Vanka’s sympathy for the exploited, the downtrodden, and the disenfranchised spoke to the experiences of Pittsburgh’s Croatian immigrant community. They also upheld the Christian ethos of St. Nicholas church while extending its charitable vision beyond the Croatian congregation to which Vanka’s murals was most directly addressed. In his rendering of the crucified Christ, for example, Vanka used an African-American steel worker as a model. And, in the scene entitled The Capitalist, an African-American servant waits on a well-fed industrialist with a deference that tacitly registers the racial as well as class differences between them.
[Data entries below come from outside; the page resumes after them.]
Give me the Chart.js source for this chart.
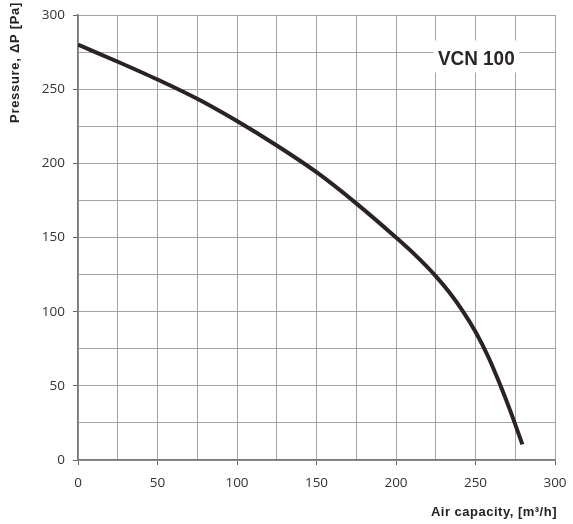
<!DOCTYPE html>
<html><head><meta charset="utf-8">
<script src="https://cdn.jsdelivr.net/npm/chart.js@4.4.1/dist/chart.umd.min.js"></script>
<style>html,body{margin:0;padding:0;background:#fff}#wrap{width:573px;height:524px}</style>
</head><body><div id="wrap"><canvas id="c" width="573" height="524"></canvas></div>
<script>
const airCapacity = [0, 25, 50, 75, 100, 125, 150, 175, 200, 212.5, 225, 233.5, 242, 250, 258, 265, 272, 279.5];
const pressure = [280, 268.5, 256.5, 243.5, 228.5, 212, 194, 173, 150, 137.8, 124, 113.1, 100.4, 86.4, 69.6, 52, 32.8, 10.5];
const seriesLabel = 'VCN 100';
const xTitle = 'Air capacity, [m³/h]';
const yTitle = 'Pressure, ΔP [Pa]';
const axisMin = 0, axisMax = 300, gridStep = 25, labelStep = 50;

const points = airCapacity.map((x, i) => ({x: x, y: pressure[i]}));
const titleFont = '"Liberation Sans", Arial, sans-serif';

const labelPlugin = {
  id: 'labels',
  afterDraw(chart) {
    const ctx = chart.ctx;
    const xs = chart.scales.x, ys = chart.scales.y;
    const cx = xs.getPixelForValue(250.5), cy = ys.getPixelForValue(272);
    ctx.save();
    ctx.fillStyle = '#fff';
    ctx.fillRect(cx - 43, cy - 16, 86, 32);
    ctx.fillStyle = '#2a2526';
    ctx.translate(cx, cy + 8);
    ctx.scale(0.9, 1);
    ctx.font = 'bold 21px ' + titleFont;
    ctx.textAlign = 'center';
    ctx.textBaseline = 'alphabetic';
    ctx.fillText(seriesLabel, 0, 0);
    ctx.restore();

    // x axis title
    ctx.save();
    ctx.font = 'bold 13px ' + titleFont;
    ctx.fillStyle = '#222';
    try { ctx.letterSpacing = '0.5px'; } catch (e) {}
    ctx.textAlign = 'right';
    ctx.textBaseline = 'alphabetic';
    ctx.fillText(xTitle, xs.right + 2, 516);
    ctx.restore();

    // y axis title
    ctx.save();
    ctx.translate(18.5, 2);
    ctx.rotate(-Math.PI / 2);
    ctx.font = 'bold 13px ' + titleFont;
    ctx.fillStyle = '#222';
    try { ctx.letterSpacing = '0.7px'; } catch (e) {}
    ctx.textAlign = 'right';
    ctx.textBaseline = 'alphabetic';
    ctx.fillText(yTitle, 0, 0);
    ctx.restore();
  }
};

const gridCommon = {
  color: '#a3a3a3',
  lineWidth: 1,
  tickLength: 5,
  tickColor: (c) => (c.tick && c.tick.value % labelStep === 0) ? '#666' : 'rgba(0,0,0,0)'
};
const tickFont = {family: '"Open Sans", "DejaVu Sans", sans-serif', size: 13.5};

new Chart(document.getElementById('c'), {
  type: 'scatter',
  data: {
    datasets: [{
      label: seriesLabel,
      data: points,
      showLine: true,
      borderColor: '#2a2224',
      borderWidth: 4,
      pointRadius: 0,
      cubicInterpolationMode: 'monotone',
      fill: false
    }]
  },
  options: {
    responsive: false,
    devicePixelRatio: 1,
    animation: false,
    layout: {padding: {top: 15, right: 18, left: 0, bottom: 0}},
    plugins: {legend: {display: false}, tooltip: {enabled: false}},
    scales: {
      x: {
        type: 'linear', min: axisMin, max: axisMax,
        afterFit: (s) => { s.height = 64; s.paddingLeft = 0; s.paddingRight = 0; },
        grid: gridCommon,
        border: {color: '#777', width: 1.5},
        ticks: {
          stepSize: gridStep, autoSkip: false, maxRotation: 0, padding: 10,
          color: '#333', font: tickFont,
          callback: (v) => v % labelStep === 0 ? String(v) : ''
        }
      },
      y: {
        type: 'linear', min: axisMin, max: axisMax,
        afterFit: (s) => { s.width = 78; s.paddingTop = 0; s.paddingBottom = 0; },
        grid: gridCommon,
        border: {color: '#777', width: 1.5},
        ticks: {
          stepSize: gridStep, autoSkip: false, padding: 8,
          color: '#333', font: tickFont,
          callback: (v) => v % labelStep === 0 ? String(v) : ''
        }
      }
    }
  },
  plugins: [labelPlugin]
});
</script></body></html>
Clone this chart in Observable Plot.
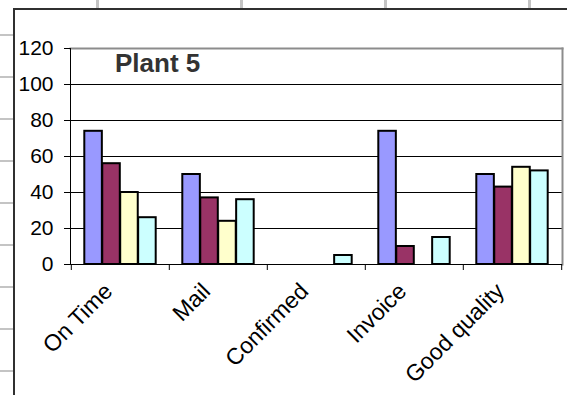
<!DOCTYPE html>
<html>
<head>
<meta charset="utf-8">
<script src="https://cdn.jsdelivr.net/npm/d3@7"></script>
<script src="https://cdn.jsdelivr.net/npm/@observablehq/plot@0.6"></script>
<style>
  html, body { margin: 0; padding: 0; background: #fff; }
  #wrap { position: relative; width: 567px; height: 395px; overflow: hidden; background: #fff;
          font-family: "Liberation Sans", Arial, sans-serif; }
  .hl { position: absolute; left: 0; width: 14px; height: 2px; background: #c4c4c4; }
  .vl { position: absolute; top: 0; width: 3px; height: 9px; background: #c4c4c4; }
  #chartArea { position: absolute; left: 13px; top: 8px; width: 620px; height: 420px;
               border-left: 2px solid #303030; border-top: 2px solid #303030; background: #fff; }
  #chart { position: absolute; left: 0; top: 0; }
  #title { position: absolute; left: 115px; top: 50px; font: bold 26px/26px "Liberation Sans", Arial, sans-serif;
           color: #333; white-space: nowrap; }
</style>
</head>
<body>
<div id="wrap">
  <div class="vl" style="left:96px"></div>
  <div class="vl" style="left:240px"></div>
  <div class="vl" style="left:384px"></div>
  <div class="vl" style="left:528px"></div>
  <div class="hl" style="top:34px"></div>
  <div class="hl" style="top:76px"></div>
  <div class="hl" style="top:118px"></div>
  <div class="hl" style="top:160px"></div>
  <div class="hl" style="top:202px"></div>
  <div class="hl" style="top:244px"></div>
  <div class="hl" style="top:286px"></div>
  <div class="hl" style="top:328px"></div>
  <div class="hl" style="top:370px"></div>
  <div id="chartArea"></div>
  <div id="chart"></div>
  <div id="title">Plant 5</div>
</div>
<script>
// ---- data ----
const categories = ["On Time", "Mail", "Confirmed", "Invoice", "Good quality"];
const seriesNames = ["Series 1", "Series 2", "Series 3", "Series 4"];
const series1 = [74, 50, 0, 74, 50];
const series2 = [56, 37, 0, 10, 43];
const series3 = [40, 24, 0, 0, 54];
const series4 = [26, 36, 5, 15, 52];
const yTicks = [0, 20, 40, 60, 80, 100, 120];
const colors = ["#9999FF", "#993366", "#FFFFCC", "#CCFFFF"];

// ---- layout ----
const width = 567, height = 395;
const marginLeft = 70, marginRight = 5, marginTop = 48, marginBottom = 131;
const band = (width - marginLeft - marginRight) / categories.length;
const gap = 13.3;
const barW = (band - 2 * gap) / seriesNames.length;

const allSeries = [series1, series2, series3, series4];
const barMarks = allSeries.map((vals, k) => {
  const rows = categories.map((c, i) => ({category: c, value: vals[i]}));
  return Plot.barY(rows, {
    x: "category",
    y: "value",
    filter: d => d.value > 0,
    fill: colors[k],
    stroke: "#000",
    strokeWidth: 2,
    insetLeft: gap + k * barW,
    insetRight: band - gap - (k + 1) * barW
  });
});

const chart = Plot.plot({
  width, height, marginLeft, marginRight, marginTop, marginBottom,
  style: {background: "transparent", color: "#000", fontFamily: "'Liberation Sans', Arial, sans-serif"},
  x: {type: "band", domain: categories, padding: 0, axis: null},
  y: {domain: [0, 120], axis: null},
  marks: [
    Plot.gridY(yTicks.filter(t => t > 0 && t < 120), {stroke: "#000", strokeOpacity: 1, strokeWidth: 1}),
    Plot.frame({anchor: "top", stroke: "#8c8c8c", strokeWidth: 2}),
    Plot.frame({anchor: "right", stroke: "#8c8c8c", strokeWidth: 2}),
    ...barMarks,
    Plot.ruleY([0], {stroke: "#000", strokeWidth: 1}),
    Plot.frame({anchor: "left", stroke: "#000", strokeWidth: 1}),
    Plot.axisY(yTicks, {tickSize: 6, tickPadding: 11, fontSize: 21, label: null}),
    Plot.axisX({tickSize: 6, tickFormat: () => "", dx: -band / 2, label: null}),
    Plot.axisX([categories[categories.length - 1]], {tickSize: 6, tickFormat: () => "", dx: band / 2, label: null}),
    Plot.text(categories, {
      x: d => d,
      frameAnchor: "bottom",
      rotate: -45,
      textAnchor: "end",
      lineAnchor: "middle",
      dx: -12,
      dy: 23,
      fontSize: 23,
      fill: "#000"
    })
  ]
});
document.getElementById("chart").appendChild(chart);
</script>
</body>
</html>
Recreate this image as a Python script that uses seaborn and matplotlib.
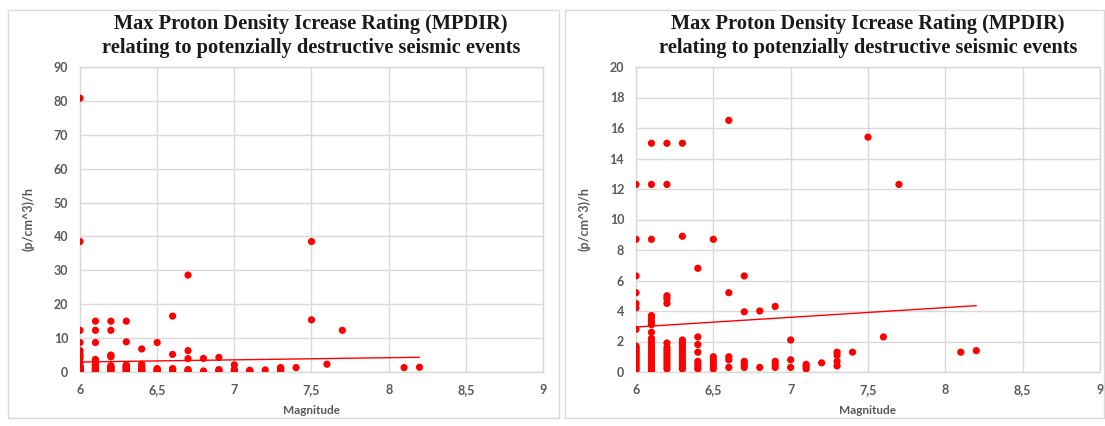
import matplotlib
matplotlib.use("Agg")
import matplotlib.pyplot as plt
from matplotlib.patches import Rectangle
import pandas as pd
import seaborn as sns

# ---- data ----
rate_60 = [80.8, 38.5, 12.3, 8.7, 6.3, 5.2, 4.5, 4.2, 2.8, 1.7, 1.6, 1.5, 1.4, 1.3,
           1.2, 1.1, 1.0, 0.9, 0.8, 0.7, 0.6, 0.5, 0.4, 0.3, 0.2, 0.1]
rate_61 = [15.0, 12.3, 8.7, 3.7, 3.5, 3.3, 3.1, 2.6, 2.2, 2.0, 1.8, 1.6, 1.4, 1.2,
           1.0, 0.8, 0.6, 0.4, 0.2, 0.1]
rate_62 = [15.0, 12.3, 5.0, 4.8, 4.5, 1.9, 1.6, 1.4, 1.2, 1.0, 0.8, 0.6, 0.4, 0.2]
rate_63 = [15.0, 8.9, 2.1, 1.9, 1.7, 1.5, 1.3, 1.1, 0.9, 0.7, 0.5, 0.3, 0.2]
rate_64 = [6.8, 2.3, 1.8, 1.3, 0.7, 0.5, 0.3, 0.2]
rate_65 = [8.7, 1.0, 0.8, 0.6, 0.4, 0.2]
rate_66 = [16.5, 5.2, 1.0, 0.8, 0.3]
rate_67 = [28.6, 6.3, 3.95, 0.7, 0.5, 0.3]
rate_68 = [4.0, 0.3]
rate_69 = [4.3, 0.7, 0.5, 0.3]
rate_70 = [2.1, 0.8, 0.3]
rate_71 = [0.5, 0.35, 0.2]
rate_72 = [0.6]
rate_73 = [1.3, 1.1, 0.7, 0.4]
rate_74 = [1.3]
rate_75 = [38.5, 15.4]
rate_76 = [2.3]
rate_77 = [12.3]
rate_81 = [1.3]
rate_82 = [1.4]

magnitudes = [6.0, 6.1, 6.2, 6.3, 6.4, 6.5, 6.6, 6.7, 6.8, 6.9, 7.0, 7.1, 7.2,
              7.3, 7.4, 7.5, 7.6, 7.7, 8.1, 8.2]
rates = [rate_60, rate_61, rate_62, rate_63, rate_64, rate_65, rate_66, rate_67,
         rate_68, rate_69, rate_70, rate_71, rate_72, rate_73, rate_74, rate_75,
         rate_76, rate_77, rate_81, rate_82]

trend_mag = [6.0, 8.2]
trend_rate = [2.95, 4.35]

x_ticks = [6, 6.5, 7, 7.5, 8, 8.5, 9]
x_tick_labels = ["6", "6,5", "7", "7,5", "8", "8,5", "9"]
title_lines = ["Max Proton Density Icrease Rating (MPDIR)",
               "relating to potenzially destructive seismic events"]

rows = [(m, r) for m, lst in zip(magnitudes, rates) for r in lst]
df = pd.DataFrame(rows, columns=["Magnitude", "Rate"])
trend_df = pd.DataFrame({"Magnitude": trend_mag, "Rate": trend_rate})

# ---- style ----
sns.set_theme(style="white")
plt.rcParams["font.family"] = ["Lato", "DejaVu Sans"]

W, H = 1105, 426
fig = plt.figure(figsize=(W / 100, H / 100), dpi=100)

GRID = "#d9d9d9"
TXT = "#595959"


def axes_px(x0, x1, y0, y1):
    return fig.add_axes([x0 / W, 1 - y1 / H, (x1 - x0) / W, (y1 - y0) / H])


def panel(x0, x1, y0, y1):
    fig.patches.append(Rectangle((x0 / W, 1 - y1 / H), (x1 - x0) / W, (y1 - y0) / H,
                                 transform=fig.transFigure, fill=False,
                                 edgecolor=GRID, lw=1.0))


def draw(ax, ymax, ystep, title_cx):
    sns.scatterplot(data=df, x="Magnitude", y="Rate", color="#ff0000", s=27,
                    edgecolor="none", ax=ax, zorder=3)
    sns.lineplot(data=trend_df, x="Magnitude", y="Rate", color="#ff0000", lw=1.0,
                 ax=ax, zorder=2)
    ax.set_xlim(6, 9)
    ax.set_ylim(0, ymax)
    ax.set_xticks(x_ticks)
    ax.set_xticklabels(x_tick_labels)
    ax.set_yticks(list(range(0, ymax + 1, ystep)))
    ax.grid(True, color=GRID, lw=1.0)
    ax.set_axisbelow(True)
    for s in ax.spines.values():
        s.set_color(GRID)
        s.set_linewidth(1.0)
    ax.tick_params(axis="both", length=0, labelsize=9, labelcolor=TXT)
    ax.tick_params(axis="y", pad=8.5)
    ax.tick_params(axis="x", pad=9)
    for lab in ax.get_xticklabels() + ax.get_yticklabels():
        lab.set_fontweight("bold")
    ax.set_xlabel("Magnitude", fontsize=8.5, fontweight="bold", color=TXT, va="center")
    ax.xaxis.set_label_coords(0.5, -0.125)
    ax.set_ylabel("(p/cm^3)/h", fontsize=9, fontweight="bold", color=TXT, va="center")
    ax.yaxis.set_label_coords(-0.112, 0.5)
    fig.text(title_cx / W, 1 - 24 / H, title_lines[0], ha="center", va="center",
             family="Liberation Serif", fontweight="bold", fontsize=14.7, color="#1a1a1a")
    fig.text(title_cx / W, 1 - 48 / H, title_lines[1], ha="center", va="center",
             family="Liberation Serif", fontweight="bold", fontsize=14.7, color="#1a1a1a")


panel(8, 559, 10, 418)
panel(565, 1104, 10, 418)

ax1 = axes_px(80, 543, 67, 372)
draw(ax1, 90, 10, 311)
ax2 = axes_px(636, 1100, 67, 372)
draw(ax2, 20, 2, 868)

fig.savefig("out.png", dpi=100)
In this regard, Vanka’s murals find their closest resonance in the plays of August Wilson and in the collages of Romare Bearden. Like Vanka, Wilson and Bearden drew attention in their art to the realities of racial inequality and the hope for a better, more just life that drew African-Americans in large numbers from the south into northern industrial centers like Pittsburgh in the 1920s and 1930s.
Throughout the early 20th century, Pittsburgh symbolized the industrial heart of America and its future promise. Dwelling on themes of labor exploitation and war, Vanka’s Millvale murals introduced a skeptical counterpoint into visions of that promise. But in their profound empathy for the plight of whites as well as blacks, Croatian-Americans as well as African-Americans, Vanka’s murals expose another, though less appreciated, aspect of Pittsburgh’s historic legacy. Reminding us of the rich and diverse cultural heritage that constituted this city in its industrial heyday, Vanka’s Millvale murals preserve an awareness of the conflicts and possibilities that defined Pittsburgh, its social fabric, and its role in what America was and the promise of what it could be in the modern era.